DIRECTIONS FOR THIS TASK - Please write out the complete listing that follows, exactly as it reads.

# # # # #

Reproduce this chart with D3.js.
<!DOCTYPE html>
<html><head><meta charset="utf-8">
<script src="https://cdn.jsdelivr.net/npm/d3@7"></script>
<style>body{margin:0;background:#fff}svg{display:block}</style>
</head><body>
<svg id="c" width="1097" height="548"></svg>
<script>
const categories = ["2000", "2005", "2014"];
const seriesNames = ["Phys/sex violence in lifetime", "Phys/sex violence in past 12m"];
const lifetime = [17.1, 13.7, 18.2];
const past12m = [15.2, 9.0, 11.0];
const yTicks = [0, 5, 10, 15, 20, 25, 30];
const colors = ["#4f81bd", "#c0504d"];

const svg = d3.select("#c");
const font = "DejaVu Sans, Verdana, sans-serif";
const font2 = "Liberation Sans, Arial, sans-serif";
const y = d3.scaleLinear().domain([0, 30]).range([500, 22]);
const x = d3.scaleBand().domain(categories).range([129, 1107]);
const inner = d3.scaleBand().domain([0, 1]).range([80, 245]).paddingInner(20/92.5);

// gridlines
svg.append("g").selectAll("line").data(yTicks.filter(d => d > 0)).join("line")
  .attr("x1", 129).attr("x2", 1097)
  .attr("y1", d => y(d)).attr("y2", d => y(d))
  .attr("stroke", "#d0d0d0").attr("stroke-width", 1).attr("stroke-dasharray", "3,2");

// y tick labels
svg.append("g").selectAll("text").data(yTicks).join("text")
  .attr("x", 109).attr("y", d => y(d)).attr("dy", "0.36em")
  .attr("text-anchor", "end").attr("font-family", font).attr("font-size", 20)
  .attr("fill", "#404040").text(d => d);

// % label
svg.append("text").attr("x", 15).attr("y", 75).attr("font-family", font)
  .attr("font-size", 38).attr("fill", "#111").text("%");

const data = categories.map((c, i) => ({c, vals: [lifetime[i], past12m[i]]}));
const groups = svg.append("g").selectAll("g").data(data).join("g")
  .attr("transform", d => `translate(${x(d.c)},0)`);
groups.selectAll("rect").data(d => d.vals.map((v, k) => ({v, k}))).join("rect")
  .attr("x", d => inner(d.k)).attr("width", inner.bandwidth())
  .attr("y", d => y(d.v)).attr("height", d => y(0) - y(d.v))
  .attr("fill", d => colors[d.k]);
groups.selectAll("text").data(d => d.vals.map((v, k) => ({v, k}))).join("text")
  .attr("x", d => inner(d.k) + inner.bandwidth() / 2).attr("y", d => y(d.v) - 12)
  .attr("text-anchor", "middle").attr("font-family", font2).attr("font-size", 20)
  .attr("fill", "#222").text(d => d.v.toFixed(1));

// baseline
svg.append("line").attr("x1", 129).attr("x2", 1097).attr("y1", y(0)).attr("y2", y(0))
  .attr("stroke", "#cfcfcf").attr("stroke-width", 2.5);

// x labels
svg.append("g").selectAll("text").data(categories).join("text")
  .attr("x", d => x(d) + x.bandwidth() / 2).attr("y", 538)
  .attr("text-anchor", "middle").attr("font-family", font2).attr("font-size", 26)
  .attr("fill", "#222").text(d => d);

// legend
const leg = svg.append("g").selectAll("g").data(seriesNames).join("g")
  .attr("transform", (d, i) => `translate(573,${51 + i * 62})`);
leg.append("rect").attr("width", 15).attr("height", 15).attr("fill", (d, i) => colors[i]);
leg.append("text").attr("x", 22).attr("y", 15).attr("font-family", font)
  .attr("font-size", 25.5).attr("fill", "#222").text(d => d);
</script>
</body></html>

# # # # #

WORKED SOLUTION -
Reproduce this chart with D3.js.
<!DOCTYPE html>
<html><head><meta charset="utf-8">
<script src="https://cdn.jsdelivr.net/npm/d3@7"></script>
<style>body{margin:0;background:#fff}svg{display:block}</style>
</head><body>
<svg id="c" width="1097" height="548"></svg>
<script>
const categories = ["2000", "2005", "2014"];
const seriesNames = ["Phys/sex violence in lifetime", "Phys/sex violence in past 12m"];
const lifetime = [17.1, 13.7, 18.2];
const past12m = [15.2, 9.0, 11.0];
const yTicks = [0, 5, 10, 15, 20, 25, 30];
const colors = ["#4f81bd", "#c0504d"];

const svg = d3.select("#c");
const font = "DejaVu Sans, Verdana, sans-serif";
const font2 = "Liberation Sans, Arial, sans-serif";
const y = d3.scaleLinear().domain([0, 30]).range([500, 22]);
const x = d3.scaleBand().domain(categories).range([129, 1107]);
const inner = d3.scaleBand().domain([0, 1]).range([80, 245]).paddingInner(20/92.5);

// gridlines
svg.append("g").selectAll("line").data(yTicks.filter(d => d > 0)).join("line")
  .attr("x1", 129).attr("x2", 1097)
  .attr("y1", d => y(d)).attr("y2", d => y(d))
  .attr("stroke", "#d0d0d0").attr("stroke-width", 1).attr("stroke-dasharray", "3,2");

// y tick labels
svg.append("g").selectAll("text").data(yTicks).join("text")
  .attr("x", 109).attr("y", d => y(d)).attr("dy", "0.36em")
  .attr("text-anchor", "end").attr("font-family", font).attr("font-size", 20)
  .attr("fill", "#404040").text(d => d);

// % label
svg.append("text").attr("x", 15).attr("y", 75).attr("font-family", font)
  .attr("font-size", 38).attr("fill", "#111").text("%");

const data = categories.map((c, i) => ({c, vals: [lifetime[i], past12m[i]]}));
const groups = svg.append("g").selectAll("g").data(data).join("g")
  .attr("transform", d => `translate(${x(d.c)},0)`);
groups.selectAll("rect").data(d => d.vals.map((v, k) => ({v, k}))).join("rect")
  .attr("x", d => inner(d.k)).attr("width", inner.bandwidth())
  .attr("y", d => y(d.v)).attr("height", d => y(0) - y(d.v))
  .attr("fill", d => colors[d.k]);
groups.selectAll("text").data(d => d.vals.map((v, k) => ({v, k}))).join("text")
  .attr("x", d => inner(d.k) + inner.bandwidth() / 2).attr("y", d => y(d.v) - 12)
  .attr("text-anchor", "middle").attr("font-family", font2).attr("font-size", 20)
  .attr("fill", "#222").text(d => d.v.toFixed(1));

// baseline
svg.append("line").attr("x1", 129).attr("x2", 1097).attr("y1", y(0)).attr("y2", y(0))
  .attr("stroke", "#cfcfcf").attr("stroke-width", 2.5);

// x labels
svg.append("g").selectAll("text").data(categories).join("text")
  .attr("x", d => x(d) + x.bandwidth() / 2).attr("y", 538)
  .attr("text-anchor", "middle").attr("font-family", font2).attr("font-size", 26)
  .attr("fill", "#222").text(d => d);

// legend
const leg = svg.append("g").selectAll("g").data(seriesNames).join("g")
  .attr("transform", (d, i) => `translate(573,${51 + i * 62})`);
leg.append("rect").attr("width", 15).attr("height", 15).attr("fill", (d, i) => colors[i]);
leg.append("text").attr("x", 22).attr("y", 15).attr("font-family", font)
  .attr("font-size", 25.5).attr("fill", "#222").text(d => d);
</script>
</body></html>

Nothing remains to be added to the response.